WHAT THE TASK ASKS – Omit pictures and quote the listing below line by line, from its start through the line that holds "import matplotlib.pyplot as plt".

AVAILABLE DATA –

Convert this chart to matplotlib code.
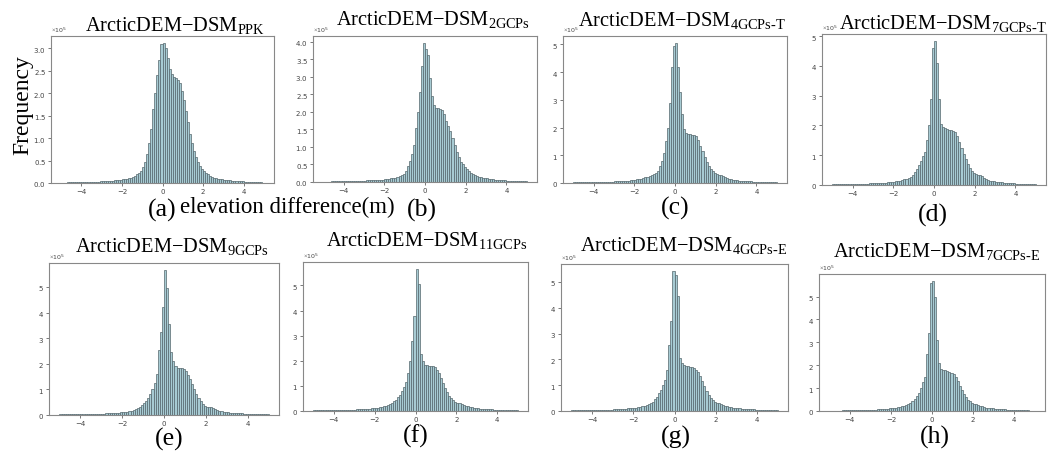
import numpy as np
import matplotlib
matplotlib.use('Agg')
import matplotlib.pyplot as plt

# bin counts (x 1e5) for 100 bins of width 0.1 from -5 to 5
counts_ppk = [
    0.01, 0.01, 0.01, 0.015, 0.015, 0.015, 0.02, 0.02, 0.02, 0.02,
    0.02, 0.02, 0.025, 0.025, 0.025, 0.03, 0.03, 0.03, 0.03, 0.035,
    0.04, 0.04, 0.045, 0.05, 0.05, 0.055, 0.06, 0.065, 0.07, 0.075,
    0.08, 0.09, 0.10, 0.11, 0.12, 0.14, 0.16, 0.19, 0.22, 0.27,
    0.35, 0.47, 0.65, 0.9, 1.2, 1.65, 2.0, 2.4, 2.75, 3.1,
    3.12, 3.0, 2.78, 2.55, 2.42, 2.36, 2.33, 2.3, 2.22, 2.05,
    1.85, 1.6, 1.35, 1.1, 0.9, 0.72, 0.58, 0.47, 0.38, 0.31,
    0.26, 0.22, 0.19, 0.16, 0.14, 0.12, 0.11, 0.1, 0.09, 0.08,
    0.075, 0.07, 0.065, 0.06, 0.055, 0.05, 0.045, 0.04, 0.04, 0.035,
    0.03, 0.03, 0.025, 0.025, 0.02, 0.02, 0.02, 0.015, 0.015, 0.01]

counts_2gcp = [
    0.01, 0.01, 0.01, 0.01, 0.015, 0.015, 0.015, 0.02, 0.02, 0.02,
    0.02, 0.025, 0.025, 0.025, 0.03, 0.03, 0.03, 0.035, 0.035, 0.04,
    0.04, 0.045, 0.045, 0.05, 0.05, 0.055, 0.06, 0.06, 0.065, 0.07,
    0.075, 0.08, 0.09, 0.1, 0.11, 0.12, 0.14, 0.17, 0.2, 0.24,
    0.3, 0.45, 0.6, 0.8, 1.05, 1.55, 2.0, 2.55, 3.3, 3.96,
    3.8, 3.62, 2.95, 2.45, 2.2, 2.12, 2.1, 2.08, 2.05, 1.95,
    1.75, 1.6, 1.45, 1.25, 1.05, 0.85, 0.7, 0.58, 0.5, 0.44,
    0.38, 0.32, 0.27, 0.23, 0.2, 0.17, 0.15, 0.13, 0.12, 0.11,
    0.1, 0.09, 0.08, 0.075, 0.07, 0.065, 0.06, 0.055, 0.05, 0.045,
    0.04, 0.04, 0.035, 0.03, 0.03, 0.025, 0.025, 0.02, 0.02, 0.015]

counts_4gcp_t = [
    0.02, 0.02, 0.02, 0.02, 0.02, 0.025, 0.025, 0.025, 0.025, 0.03,
    0.03, 0.03, 0.03, 0.03, 0.035, 0.045, 0.045, 0.05, 0.05, 0.05,
    0.055, 0.06, 0.06, 0.065, 0.07, 0.075, 0.08, 0.09, 0.1, 0.11,
    0.12, 0.13, 0.14, 0.16, 0.18, 0.2, 0.22, 0.25, 0.28, 0.31,
    0.36, 0.45, 0.6, 0.8, 1.1, 1.5, 2.0, 2.9, 4.2, 4.95,
    5.05, 4.2, 3.3, 2.5, 1.95, 1.82, 1.78, 1.76, 1.74, 1.72,
    1.68, 1.55, 1.35, 1.15, 0.95, 0.75, 0.6, 0.5, 0.42, 0.37,
    0.33, 0.3, 0.28, 0.25, 0.21, 0.18, 0.16, 0.14, 0.12, 0.11,
    0.1, 0.09, 0.085, 0.08, 0.075, 0.07, 0.06, 0.055, 0.05, 0.045,
    0.04, 0.04, 0.035, 0.03, 0.03, 0.025, 0.025, 0.02, 0.02, 0.02]

counts_7gcp_t = [
    0.02, 0.02, 0.02, 0.02, 0.02, 0.02, 0.025, 0.025, 0.025, 0.025,
    0.03, 0.03, 0.03, 0.03, 0.035, 0.05, 0.05, 0.05, 0.055, 0.055,
    0.06, 0.06, 0.065, 0.07, 0.07, 0.075, 0.08, 0.09, 0.095, 0.1,
    0.11, 0.12, 0.13, 0.15, 0.17, 0.19, 0.21, 0.24, 0.28, 0.34,
    0.43, 0.55, 0.68, 0.82, 0.98, 1.1, 1.5, 2.0, 2.9, 4.6,
    4.83, 4.1, 2.9, 2.05, 1.95, 1.9, 1.88, 1.85, 1.85, 1.82,
    1.78, 1.65, 1.45, 1.25, 1.05, 0.88, 0.72, 0.58, 0.47, 0.4,
    0.36, 0.33, 0.33, 0.3, 0.25, 0.2, 0.17, 0.15, 0.13, 0.12,
    0.11, 0.1, 0.09, 0.085, 0.08, 0.075, 0.07, 0.065, 0.06, 0.055,
    0.05, 0.045, 0.04, 0.04, 0.035, 0.03, 0.03, 0.025, 0.02, 0.02]

counts_9gcp = [
    0.02, 0.02, 0.02, 0.02, 0.02, 0.025, 0.025, 0.025, 0.025, 0.025,
    0.03, 0.03, 0.03, 0.03, 0.03, 0.035, 0.035, 0.04, 0.045, 0.05,
    0.05, 0.055, 0.06, 0.065, 0.07, 0.075, 0.085, 0.09, 0.095, 0.1,
    0.11, 0.12, 0.13, 0.15, 0.17, 0.2, 0.23, 0.27, 0.32, 0.38,
    0.45, 0.55, 0.68, 0.82, 1.0, 1.25, 1.6, 2.55, 3.25, 4.2,
    5.65, 4.95, 3.55, 2.45, 2.1, 1.9, 1.85, 1.83, 1.82, 1.78,
    1.7, 1.58, 1.4, 1.2, 1.0, 0.82, 0.66, 0.53, 0.44, 0.37,
    0.33, 0.3, 0.3, 0.27, 0.23, 0.19, 0.16, 0.14, 0.12, 0.11,
    0.1, 0.09, 0.085, 0.08, 0.075, 0.07, 0.065, 0.06, 0.055, 0.05,
    0.045, 0.04, 0.04, 0.035, 0.03, 0.03, 0.025, 0.02, 0.02, 0.02]

counts_11gcp = [
    0.02, 0.02, 0.02, 0.02, 0.02, 0.02, 0.02, 0.02, 0.02, 0.02,
    0.02, 0.02, 0.02, 0.02, 0.02, 0.04, 0.045, 0.045, 0.05, 0.05,
    0.055, 0.06, 0.06, 0.065, 0.07, 0.075, 0.08, 0.09, 0.1, 0.11,
    0.12, 0.13, 0.14, 0.16, 0.18, 0.2, 0.23, 0.27, 0.32, 0.38,
    0.45, 0.55, 0.65, 0.8, 0.95, 1.15, 1.5, 2.0, 2.8, 3.8,
    5.65, 5.05, 2.25, 2.0, 1.85, 1.82, 1.8, 1.8, 1.78, 1.75,
    1.65, 1.5, 1.3, 1.1, 0.92, 0.76, 0.6, 0.5, 0.42, 0.36,
    0.33, 0.31, 0.28, 0.25, 0.21, 0.18, 0.16, 0.14, 0.12, 0.11,
    0.1, 0.09, 0.085, 0.08, 0.075, 0.07, 0.065, 0.06, 0.05, 0.045,
    0.04, 0.04, 0.035, 0.035, 0.03, 0.03, 0.02, 0.02, 0.02, 0.02]

counts_4gcp_e = [
    0.02, 0.02, 0.02, 0.02, 0.02, 0.02, 0.025, 0.025, 0.025, 0.025,
    0.025, 0.03, 0.03, 0.03, 0.035, 0.045, 0.05, 0.05, 0.05, 0.055,
    0.06, 0.06, 0.065, 0.07, 0.075, 0.08, 0.09, 0.1, 0.1, 0.11,
    0.12, 0.13, 0.14, 0.16, 0.18, 0.2, 0.23, 0.26, 0.3, 0.36,
    0.45, 0.55, 0.68, 0.82, 1.0, 1.2, 1.6, 2.55, 3.5, 5.42,
    5.25, 4.45, 2.05, 1.85, 1.78, 1.75, 1.74, 1.72, 1.7, 1.68,
    1.6, 1.5, 1.35, 1.15, 0.95, 0.78, 0.63, 0.5, 0.42, 0.36,
    0.32, 0.3, 0.28, 0.25, 0.21, 0.18, 0.16, 0.14, 0.13, 0.12,
    0.11, 0.1, 0.09, 0.085, 0.08, 0.075, 0.07, 0.065, 0.06, 0.055,
    0.05, 0.045, 0.04, 0.035, 0.03, 0.03, 0.025, 0.02, 0.02, 0.02]

counts_7gcp_e = [
    0.02, 0.02, 0.02, 0.02, 0.02, 0.02, 0.025, 0.025, 0.025, 0.025,
    0.025, 0.03, 0.03, 0.03, 0.035, 0.045, 0.05, 0.05, 0.05, 0.055,
    0.06, 0.06, 0.065, 0.07, 0.075, 0.08, 0.09, 0.095, 0.1, 0.11,
    0.12, 0.13, 0.14, 0.16, 0.18, 0.2, 0.23, 0.26, 0.3, 0.35,
    0.42, 0.52, 0.65, 0.8, 1.0, 1.25, 1.5, 2.5, 3.4, 5.6,
    5.7, 5.0, 3.1, 2.1, 1.85, 1.8, 1.78, 1.75, 1.72, 1.68,
    1.6, 1.48, 1.3, 1.1, 0.92, 0.75, 0.6, 0.5, 0.42, 0.36,
    0.32, 0.29, 0.27, 0.24, 0.2, 0.17, 0.15, 0.13, 0.12, 0.11,
    0.1, 0.09, 0.085, 0.08, 0.075, 0.07, 0.065, 0.06, 0.05, 0.045,
    0.04, 0.04, 0.035, 0.03, 0.03, 0.025, 0.025, 0.02, 0.02, 0.02]

subscripts = [r'\mathrm{PPK}', r'\mathrm{2GCPs}', r'\mathrm{4GCPs}\text{-}\mathrm{T}',
              r'\mathrm{7GCPs}\text{-}\mathrm{T}', r'\mathrm{9GCPs}', r'\mathrm{11GCPs}',
              r'\mathrm{4GCPs}\text{-}\mathrm{E}', r'\mathrm{7GCPs}\text{-}\mathrm{E}']
panel_labels = ['(a)', '(b)', '(c)', '(d)', '(e)', '(f)', '(g)', '(h)']
all_counts = [counts_ppk, counts_2gcp, counts_4gcp_t, counts_7gcp_t,
              counts_9gcp, counts_11gcp, counts_4gcp_e, counts_7gcp_e]

bin_edges = np.linspace(-5, 5, 101)

W, H = 1054, 452
SERIF = 'Liberation Serif'
plt.rcParams['mathtext.fontset'] = 'custom'
plt.rcParams['mathtext.rm'] = SERIF

# layout in pixels: axes box (left, top, right, bottom), title (x, baseline), label (x, y)
boxes = [(51, 37, 274, 184), (313, 37, 537, 183), (563, 37, 787, 184), (822, 35, 1046, 186),
         (49, 264, 279, 416), (303, 263, 528, 412), (561, 265, 788, 412), (819, 275, 1045, 412)]
title_pos = [(175, 32), (433, 26), (682, 27), (943, 30),
             (172, 253), (427, 247), (684, 252), (937, 258)]
label_pos = [(162, 210), (422, 210), (675, 208), (933, 215),
             (169, 439), (416, 436), (676, 437), (935, 437)]

fig = plt.figure(figsize=(W / 100, H / 100), dpi=100)

for i in range(8):
    l, t, r, b = boxes[i]
    ax = fig.add_axes([l / W, 1 - b / H, (r - l) / W, (b - t) / H])
    heights = np.array(all_counts[i]) * 1e5
    ax.bar(bin_edges[:-1], heights, width=0.1, align='edge',
           facecolor='#a7cbd3', edgecolor='#55666c', linewidth=0.5)
    ax.set_xticks([-4, -2, 0, 2, 4])
    ax.ticklabel_format(axis='y', style='sci', scilimits=(0, 0), useMathText=True)
    ax.yaxis.get_offset_text().set_fontsize(4.5)
    ax.yaxis.get_offset_text().set_color('#444444')
    ax.tick_params(labelsize=5, length=2, width=0.5, pad=1.5, colors='#444444')
    for s in ax.spines.values():
        s.set_color('#888888')
        s.set_linewidth(0.8)

    tx, ty = title_pos[i]
    fig.text(tx / W, 1 - ty / H, 'ArcticDEM\u2212DSM$_{' + subscripts[i] + '}$',
             ha='center', va='baseline', fontsize=14.7, family=SERIF)
    lx, ly = label_pos[i]
    fig.text(lx / W, 1 - ly / H, panel_labels[i], ha='center', va='center',
             fontsize=18.5, family=SERIF)

fig.text(180 / W, 1 - 213 / H, 'elevation difference(m)', ha='left', va='baseline',
         fontsize=16.5, family=SERIF)
fig.text(23 / W, 1 - 105 / H, 'Frequency', rotation=90, ha='center', va='center',
         fontsize=17, family=SERIF)

fig.savefig('out.png', dpi=100)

TASK RESULT –
Convert this chart to matplotlib code.
import numpy as np
import matplotlib
matplotlib.use('Agg')
import matplotlib.pyplot as plt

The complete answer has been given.